REQUIREMENT -
Copy every line of the entries that includes the word "Reproduce".

--- Start of RECORD EXTRACTS ---

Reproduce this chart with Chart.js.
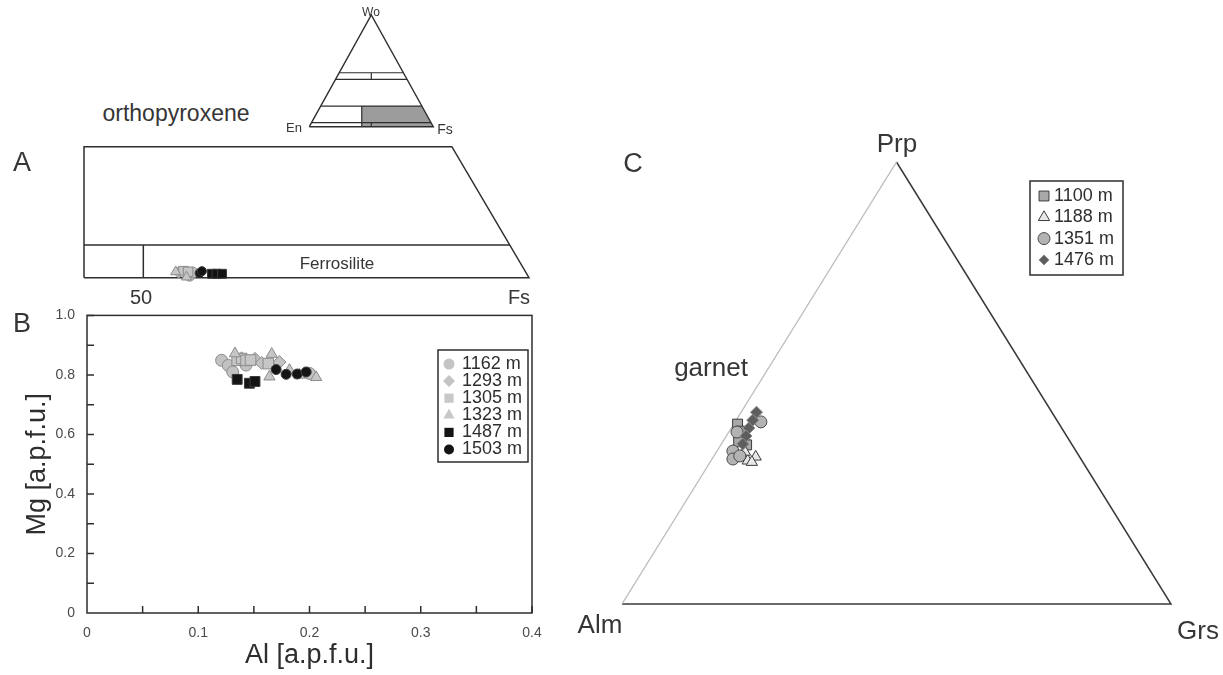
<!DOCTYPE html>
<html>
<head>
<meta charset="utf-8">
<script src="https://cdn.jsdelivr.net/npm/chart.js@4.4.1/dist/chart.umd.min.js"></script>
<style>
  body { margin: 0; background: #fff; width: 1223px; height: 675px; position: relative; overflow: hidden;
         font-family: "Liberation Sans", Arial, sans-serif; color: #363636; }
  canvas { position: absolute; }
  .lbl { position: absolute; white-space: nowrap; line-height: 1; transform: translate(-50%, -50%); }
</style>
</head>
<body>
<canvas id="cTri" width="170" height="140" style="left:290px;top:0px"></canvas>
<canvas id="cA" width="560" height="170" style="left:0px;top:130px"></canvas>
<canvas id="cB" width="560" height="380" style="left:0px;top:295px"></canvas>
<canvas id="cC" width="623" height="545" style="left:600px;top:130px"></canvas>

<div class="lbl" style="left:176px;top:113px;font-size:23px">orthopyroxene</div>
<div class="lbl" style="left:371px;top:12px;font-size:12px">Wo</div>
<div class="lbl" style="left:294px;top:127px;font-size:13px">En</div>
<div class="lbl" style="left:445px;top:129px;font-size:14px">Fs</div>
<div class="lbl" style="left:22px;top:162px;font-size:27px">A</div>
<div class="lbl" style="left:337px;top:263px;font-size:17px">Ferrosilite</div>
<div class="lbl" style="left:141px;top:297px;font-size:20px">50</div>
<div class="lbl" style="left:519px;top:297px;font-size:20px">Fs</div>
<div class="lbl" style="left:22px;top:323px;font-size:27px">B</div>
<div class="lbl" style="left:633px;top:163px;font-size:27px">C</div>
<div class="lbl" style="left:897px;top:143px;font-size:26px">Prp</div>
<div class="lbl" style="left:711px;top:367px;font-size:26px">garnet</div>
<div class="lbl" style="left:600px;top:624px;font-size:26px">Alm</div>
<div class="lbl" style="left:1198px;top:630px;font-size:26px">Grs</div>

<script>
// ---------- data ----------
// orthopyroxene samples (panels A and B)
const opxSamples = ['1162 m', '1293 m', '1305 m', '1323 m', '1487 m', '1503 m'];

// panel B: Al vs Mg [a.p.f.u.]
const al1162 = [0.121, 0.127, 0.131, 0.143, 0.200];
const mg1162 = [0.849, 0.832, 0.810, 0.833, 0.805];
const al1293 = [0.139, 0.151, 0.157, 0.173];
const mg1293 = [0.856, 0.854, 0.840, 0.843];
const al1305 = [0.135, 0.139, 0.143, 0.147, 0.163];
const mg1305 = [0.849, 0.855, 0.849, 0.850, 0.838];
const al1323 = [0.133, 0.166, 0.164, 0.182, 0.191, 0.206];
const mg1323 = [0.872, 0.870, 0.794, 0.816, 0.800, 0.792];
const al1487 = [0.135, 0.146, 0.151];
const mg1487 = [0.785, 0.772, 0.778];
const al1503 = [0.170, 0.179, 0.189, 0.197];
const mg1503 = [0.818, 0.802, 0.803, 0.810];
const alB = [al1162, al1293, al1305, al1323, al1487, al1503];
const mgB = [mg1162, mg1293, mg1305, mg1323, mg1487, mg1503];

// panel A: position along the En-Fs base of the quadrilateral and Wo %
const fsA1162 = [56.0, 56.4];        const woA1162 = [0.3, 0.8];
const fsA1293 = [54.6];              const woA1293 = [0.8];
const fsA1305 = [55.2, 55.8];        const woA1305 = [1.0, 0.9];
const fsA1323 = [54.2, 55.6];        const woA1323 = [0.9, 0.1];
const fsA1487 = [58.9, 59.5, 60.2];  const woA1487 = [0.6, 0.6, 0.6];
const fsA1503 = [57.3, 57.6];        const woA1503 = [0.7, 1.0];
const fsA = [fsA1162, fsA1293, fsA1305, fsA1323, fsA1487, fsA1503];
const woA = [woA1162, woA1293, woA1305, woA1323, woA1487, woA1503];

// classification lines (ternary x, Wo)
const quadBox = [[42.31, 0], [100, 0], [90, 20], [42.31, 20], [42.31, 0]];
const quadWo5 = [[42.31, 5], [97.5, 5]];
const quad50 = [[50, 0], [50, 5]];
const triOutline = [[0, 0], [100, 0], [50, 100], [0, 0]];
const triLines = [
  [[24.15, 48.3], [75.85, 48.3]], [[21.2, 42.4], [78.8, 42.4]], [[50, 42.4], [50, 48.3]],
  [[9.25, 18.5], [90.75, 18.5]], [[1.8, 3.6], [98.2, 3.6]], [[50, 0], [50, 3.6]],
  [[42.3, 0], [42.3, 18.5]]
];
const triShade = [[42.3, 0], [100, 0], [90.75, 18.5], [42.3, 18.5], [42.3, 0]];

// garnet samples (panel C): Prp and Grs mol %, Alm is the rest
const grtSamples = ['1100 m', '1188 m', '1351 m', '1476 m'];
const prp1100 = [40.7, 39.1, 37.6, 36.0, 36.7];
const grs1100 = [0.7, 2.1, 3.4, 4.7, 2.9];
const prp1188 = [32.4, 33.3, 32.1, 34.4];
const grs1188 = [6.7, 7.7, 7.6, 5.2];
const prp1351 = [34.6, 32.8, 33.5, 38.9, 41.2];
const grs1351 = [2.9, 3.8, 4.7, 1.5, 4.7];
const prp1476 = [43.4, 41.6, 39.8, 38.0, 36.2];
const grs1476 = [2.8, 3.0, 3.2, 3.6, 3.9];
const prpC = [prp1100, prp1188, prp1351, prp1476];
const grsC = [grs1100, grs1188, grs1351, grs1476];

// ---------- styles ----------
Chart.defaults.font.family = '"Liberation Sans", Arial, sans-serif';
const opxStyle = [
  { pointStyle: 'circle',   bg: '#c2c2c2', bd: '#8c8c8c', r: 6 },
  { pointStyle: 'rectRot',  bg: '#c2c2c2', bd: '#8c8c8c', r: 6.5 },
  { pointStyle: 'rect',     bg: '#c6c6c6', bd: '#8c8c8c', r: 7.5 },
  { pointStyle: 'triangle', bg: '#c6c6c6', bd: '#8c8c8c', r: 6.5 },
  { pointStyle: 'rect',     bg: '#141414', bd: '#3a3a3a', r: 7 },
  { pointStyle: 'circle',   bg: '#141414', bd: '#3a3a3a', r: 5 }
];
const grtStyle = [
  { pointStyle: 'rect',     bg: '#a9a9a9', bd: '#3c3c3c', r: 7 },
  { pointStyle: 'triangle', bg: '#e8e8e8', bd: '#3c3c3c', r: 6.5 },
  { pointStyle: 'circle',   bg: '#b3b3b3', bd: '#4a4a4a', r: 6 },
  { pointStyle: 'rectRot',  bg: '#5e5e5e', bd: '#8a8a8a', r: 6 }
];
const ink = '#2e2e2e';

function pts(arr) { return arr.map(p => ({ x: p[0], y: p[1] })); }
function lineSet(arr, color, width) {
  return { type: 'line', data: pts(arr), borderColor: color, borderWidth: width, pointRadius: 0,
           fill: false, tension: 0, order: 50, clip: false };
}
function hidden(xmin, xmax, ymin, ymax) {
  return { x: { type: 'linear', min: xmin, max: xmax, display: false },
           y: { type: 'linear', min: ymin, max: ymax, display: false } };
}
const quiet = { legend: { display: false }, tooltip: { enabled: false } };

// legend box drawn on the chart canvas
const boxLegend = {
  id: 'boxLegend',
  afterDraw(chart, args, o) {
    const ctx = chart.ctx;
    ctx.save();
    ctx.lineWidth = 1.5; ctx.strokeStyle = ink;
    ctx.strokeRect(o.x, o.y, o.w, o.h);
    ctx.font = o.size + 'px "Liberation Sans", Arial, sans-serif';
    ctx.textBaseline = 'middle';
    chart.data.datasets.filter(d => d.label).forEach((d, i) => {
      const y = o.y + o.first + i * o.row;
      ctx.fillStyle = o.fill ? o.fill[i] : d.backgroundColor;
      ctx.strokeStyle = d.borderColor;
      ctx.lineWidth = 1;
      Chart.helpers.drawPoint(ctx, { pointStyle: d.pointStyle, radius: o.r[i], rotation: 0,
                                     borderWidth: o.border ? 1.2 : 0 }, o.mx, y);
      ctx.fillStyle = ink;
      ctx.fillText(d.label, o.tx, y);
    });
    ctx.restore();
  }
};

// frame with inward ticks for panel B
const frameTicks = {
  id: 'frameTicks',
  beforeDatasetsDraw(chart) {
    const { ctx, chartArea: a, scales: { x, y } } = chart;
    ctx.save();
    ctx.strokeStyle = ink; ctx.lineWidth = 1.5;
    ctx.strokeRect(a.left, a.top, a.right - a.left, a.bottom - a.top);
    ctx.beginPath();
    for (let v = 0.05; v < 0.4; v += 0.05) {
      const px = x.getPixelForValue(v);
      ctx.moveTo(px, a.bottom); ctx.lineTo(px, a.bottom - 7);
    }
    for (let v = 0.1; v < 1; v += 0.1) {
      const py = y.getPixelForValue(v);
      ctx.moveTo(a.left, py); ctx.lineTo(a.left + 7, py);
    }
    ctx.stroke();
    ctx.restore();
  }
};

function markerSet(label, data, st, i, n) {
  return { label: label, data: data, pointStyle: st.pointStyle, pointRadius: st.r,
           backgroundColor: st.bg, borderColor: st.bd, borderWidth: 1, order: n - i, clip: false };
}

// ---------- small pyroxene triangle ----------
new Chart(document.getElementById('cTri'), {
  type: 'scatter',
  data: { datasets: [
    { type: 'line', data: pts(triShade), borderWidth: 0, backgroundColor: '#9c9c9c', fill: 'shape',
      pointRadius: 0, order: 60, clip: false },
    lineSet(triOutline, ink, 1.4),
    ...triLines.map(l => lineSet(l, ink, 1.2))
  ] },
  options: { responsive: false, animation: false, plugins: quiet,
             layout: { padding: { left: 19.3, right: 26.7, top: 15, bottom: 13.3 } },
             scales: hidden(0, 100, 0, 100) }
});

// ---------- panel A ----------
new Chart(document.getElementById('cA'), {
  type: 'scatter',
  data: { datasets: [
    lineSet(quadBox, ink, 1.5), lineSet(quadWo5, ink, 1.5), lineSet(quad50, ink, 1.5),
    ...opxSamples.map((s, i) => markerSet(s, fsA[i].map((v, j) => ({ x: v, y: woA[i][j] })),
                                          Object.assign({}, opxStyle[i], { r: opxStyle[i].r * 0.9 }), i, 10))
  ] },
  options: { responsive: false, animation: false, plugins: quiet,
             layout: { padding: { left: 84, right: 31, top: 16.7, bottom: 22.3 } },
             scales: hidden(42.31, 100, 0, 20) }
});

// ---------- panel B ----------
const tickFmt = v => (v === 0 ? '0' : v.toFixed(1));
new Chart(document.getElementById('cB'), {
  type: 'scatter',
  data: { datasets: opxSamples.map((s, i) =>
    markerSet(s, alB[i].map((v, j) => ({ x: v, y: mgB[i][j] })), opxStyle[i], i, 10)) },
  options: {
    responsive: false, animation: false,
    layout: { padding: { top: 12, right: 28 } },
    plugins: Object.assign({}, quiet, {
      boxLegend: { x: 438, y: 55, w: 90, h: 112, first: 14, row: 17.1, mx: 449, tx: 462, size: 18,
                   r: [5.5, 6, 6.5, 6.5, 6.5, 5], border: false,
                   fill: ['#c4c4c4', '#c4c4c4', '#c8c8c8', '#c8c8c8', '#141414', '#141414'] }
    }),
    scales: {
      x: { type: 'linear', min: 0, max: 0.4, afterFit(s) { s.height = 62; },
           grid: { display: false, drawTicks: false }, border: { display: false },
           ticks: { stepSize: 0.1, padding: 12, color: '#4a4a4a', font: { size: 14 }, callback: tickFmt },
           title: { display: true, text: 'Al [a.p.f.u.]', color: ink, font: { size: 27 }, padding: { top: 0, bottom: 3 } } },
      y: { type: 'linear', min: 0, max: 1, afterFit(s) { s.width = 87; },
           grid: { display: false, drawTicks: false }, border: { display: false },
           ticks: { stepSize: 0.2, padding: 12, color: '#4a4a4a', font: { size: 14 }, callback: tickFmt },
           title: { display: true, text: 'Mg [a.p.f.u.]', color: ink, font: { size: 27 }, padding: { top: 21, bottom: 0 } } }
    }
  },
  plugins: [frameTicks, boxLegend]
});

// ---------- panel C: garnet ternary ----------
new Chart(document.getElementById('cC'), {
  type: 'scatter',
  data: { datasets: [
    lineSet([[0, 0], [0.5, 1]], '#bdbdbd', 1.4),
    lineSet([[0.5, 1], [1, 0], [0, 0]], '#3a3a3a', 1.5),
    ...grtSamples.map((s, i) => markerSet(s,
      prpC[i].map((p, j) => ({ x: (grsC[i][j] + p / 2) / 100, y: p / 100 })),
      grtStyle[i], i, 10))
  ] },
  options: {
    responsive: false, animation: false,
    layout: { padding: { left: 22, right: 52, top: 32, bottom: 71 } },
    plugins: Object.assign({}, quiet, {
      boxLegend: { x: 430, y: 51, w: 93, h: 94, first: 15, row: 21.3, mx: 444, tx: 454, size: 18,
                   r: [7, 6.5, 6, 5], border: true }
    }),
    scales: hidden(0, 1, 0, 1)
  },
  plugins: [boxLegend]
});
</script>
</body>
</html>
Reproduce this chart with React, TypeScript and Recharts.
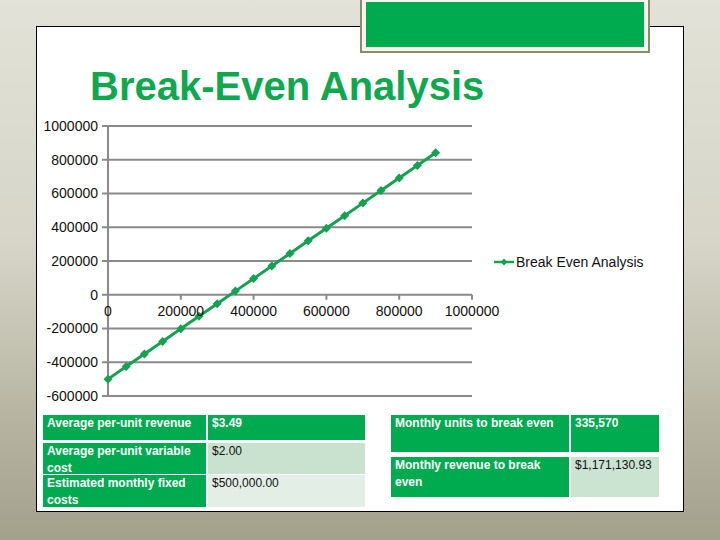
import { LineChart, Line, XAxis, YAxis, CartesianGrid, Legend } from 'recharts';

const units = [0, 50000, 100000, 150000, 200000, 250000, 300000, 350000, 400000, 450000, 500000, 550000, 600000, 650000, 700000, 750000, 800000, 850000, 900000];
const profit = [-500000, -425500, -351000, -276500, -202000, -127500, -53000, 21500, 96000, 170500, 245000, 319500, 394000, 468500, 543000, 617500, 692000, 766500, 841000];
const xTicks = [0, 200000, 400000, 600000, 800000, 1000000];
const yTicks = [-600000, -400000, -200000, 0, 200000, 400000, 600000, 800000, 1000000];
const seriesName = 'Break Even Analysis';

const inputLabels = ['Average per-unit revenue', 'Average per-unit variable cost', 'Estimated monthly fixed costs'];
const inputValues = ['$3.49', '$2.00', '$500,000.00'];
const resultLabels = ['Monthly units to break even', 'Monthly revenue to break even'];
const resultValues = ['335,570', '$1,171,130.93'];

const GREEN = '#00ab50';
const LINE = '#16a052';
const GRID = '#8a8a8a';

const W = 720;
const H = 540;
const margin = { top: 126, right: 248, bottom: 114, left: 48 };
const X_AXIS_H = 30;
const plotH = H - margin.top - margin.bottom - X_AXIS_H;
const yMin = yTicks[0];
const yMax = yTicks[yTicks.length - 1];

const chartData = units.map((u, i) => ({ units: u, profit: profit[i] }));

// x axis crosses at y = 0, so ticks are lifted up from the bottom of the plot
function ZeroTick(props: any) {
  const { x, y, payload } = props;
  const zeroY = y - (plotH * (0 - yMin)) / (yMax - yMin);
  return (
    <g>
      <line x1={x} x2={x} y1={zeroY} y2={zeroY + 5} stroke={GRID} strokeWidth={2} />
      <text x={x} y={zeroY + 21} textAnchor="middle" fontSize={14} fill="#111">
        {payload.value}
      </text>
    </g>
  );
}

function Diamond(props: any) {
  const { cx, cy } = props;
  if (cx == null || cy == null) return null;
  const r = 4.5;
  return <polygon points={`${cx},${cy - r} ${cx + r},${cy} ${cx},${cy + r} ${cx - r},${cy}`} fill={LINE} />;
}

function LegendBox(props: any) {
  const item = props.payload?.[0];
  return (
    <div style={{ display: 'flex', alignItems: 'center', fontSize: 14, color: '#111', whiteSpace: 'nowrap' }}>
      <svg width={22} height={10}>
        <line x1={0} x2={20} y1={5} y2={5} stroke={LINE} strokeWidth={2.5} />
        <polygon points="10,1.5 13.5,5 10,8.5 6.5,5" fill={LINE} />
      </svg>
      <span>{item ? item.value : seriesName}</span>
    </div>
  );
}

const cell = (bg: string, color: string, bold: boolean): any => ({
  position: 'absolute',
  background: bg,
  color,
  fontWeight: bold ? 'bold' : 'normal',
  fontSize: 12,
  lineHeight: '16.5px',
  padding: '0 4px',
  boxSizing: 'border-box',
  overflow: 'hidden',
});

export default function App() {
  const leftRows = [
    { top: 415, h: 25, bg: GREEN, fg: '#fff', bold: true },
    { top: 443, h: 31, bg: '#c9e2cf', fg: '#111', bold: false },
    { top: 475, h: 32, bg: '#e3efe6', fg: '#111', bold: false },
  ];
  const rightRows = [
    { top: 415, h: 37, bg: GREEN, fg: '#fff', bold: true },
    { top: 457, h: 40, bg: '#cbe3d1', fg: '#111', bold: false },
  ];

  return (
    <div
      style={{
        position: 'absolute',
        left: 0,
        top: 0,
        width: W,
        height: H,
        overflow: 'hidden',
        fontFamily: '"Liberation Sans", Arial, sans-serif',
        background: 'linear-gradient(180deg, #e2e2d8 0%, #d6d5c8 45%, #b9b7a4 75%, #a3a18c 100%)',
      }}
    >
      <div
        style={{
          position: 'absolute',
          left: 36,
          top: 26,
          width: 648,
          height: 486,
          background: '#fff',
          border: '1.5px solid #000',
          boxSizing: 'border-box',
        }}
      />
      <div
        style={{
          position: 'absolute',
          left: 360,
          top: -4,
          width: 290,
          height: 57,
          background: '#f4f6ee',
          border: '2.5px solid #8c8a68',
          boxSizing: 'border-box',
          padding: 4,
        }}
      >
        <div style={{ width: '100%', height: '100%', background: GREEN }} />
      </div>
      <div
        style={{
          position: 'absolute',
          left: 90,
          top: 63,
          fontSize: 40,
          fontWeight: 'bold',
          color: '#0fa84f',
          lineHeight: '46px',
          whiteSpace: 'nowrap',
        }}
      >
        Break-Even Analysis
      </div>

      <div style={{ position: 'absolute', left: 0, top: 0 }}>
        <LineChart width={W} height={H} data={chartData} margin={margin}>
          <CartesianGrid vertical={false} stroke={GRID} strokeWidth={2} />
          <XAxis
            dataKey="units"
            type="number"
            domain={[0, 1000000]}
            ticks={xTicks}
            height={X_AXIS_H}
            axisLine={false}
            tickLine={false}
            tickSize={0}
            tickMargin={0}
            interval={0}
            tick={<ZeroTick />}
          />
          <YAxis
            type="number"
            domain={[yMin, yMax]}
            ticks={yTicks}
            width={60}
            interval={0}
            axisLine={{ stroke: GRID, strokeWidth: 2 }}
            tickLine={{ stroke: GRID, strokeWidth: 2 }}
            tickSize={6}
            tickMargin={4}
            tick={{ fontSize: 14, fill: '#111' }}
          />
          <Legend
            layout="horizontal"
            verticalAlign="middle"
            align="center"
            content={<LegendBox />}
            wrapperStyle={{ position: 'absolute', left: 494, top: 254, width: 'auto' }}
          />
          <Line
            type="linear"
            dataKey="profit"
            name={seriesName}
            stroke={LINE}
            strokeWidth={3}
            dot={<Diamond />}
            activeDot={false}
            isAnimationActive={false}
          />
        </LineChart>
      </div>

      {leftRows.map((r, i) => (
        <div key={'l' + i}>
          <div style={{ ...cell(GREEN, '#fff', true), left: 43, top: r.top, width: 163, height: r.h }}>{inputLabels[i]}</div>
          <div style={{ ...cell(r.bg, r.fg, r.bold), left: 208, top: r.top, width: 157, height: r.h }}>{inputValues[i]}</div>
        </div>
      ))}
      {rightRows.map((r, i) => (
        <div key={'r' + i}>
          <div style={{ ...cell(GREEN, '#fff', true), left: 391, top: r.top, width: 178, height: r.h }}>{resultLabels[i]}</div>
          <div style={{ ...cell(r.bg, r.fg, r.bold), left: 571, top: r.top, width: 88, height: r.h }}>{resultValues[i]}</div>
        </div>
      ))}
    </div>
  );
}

--- End of RECORD EXTRACTS ---

EXERCISE SOLUTION -
Reproduce this chart with Chart.js.
Reproduce this chart with React, TypeScript and Recharts.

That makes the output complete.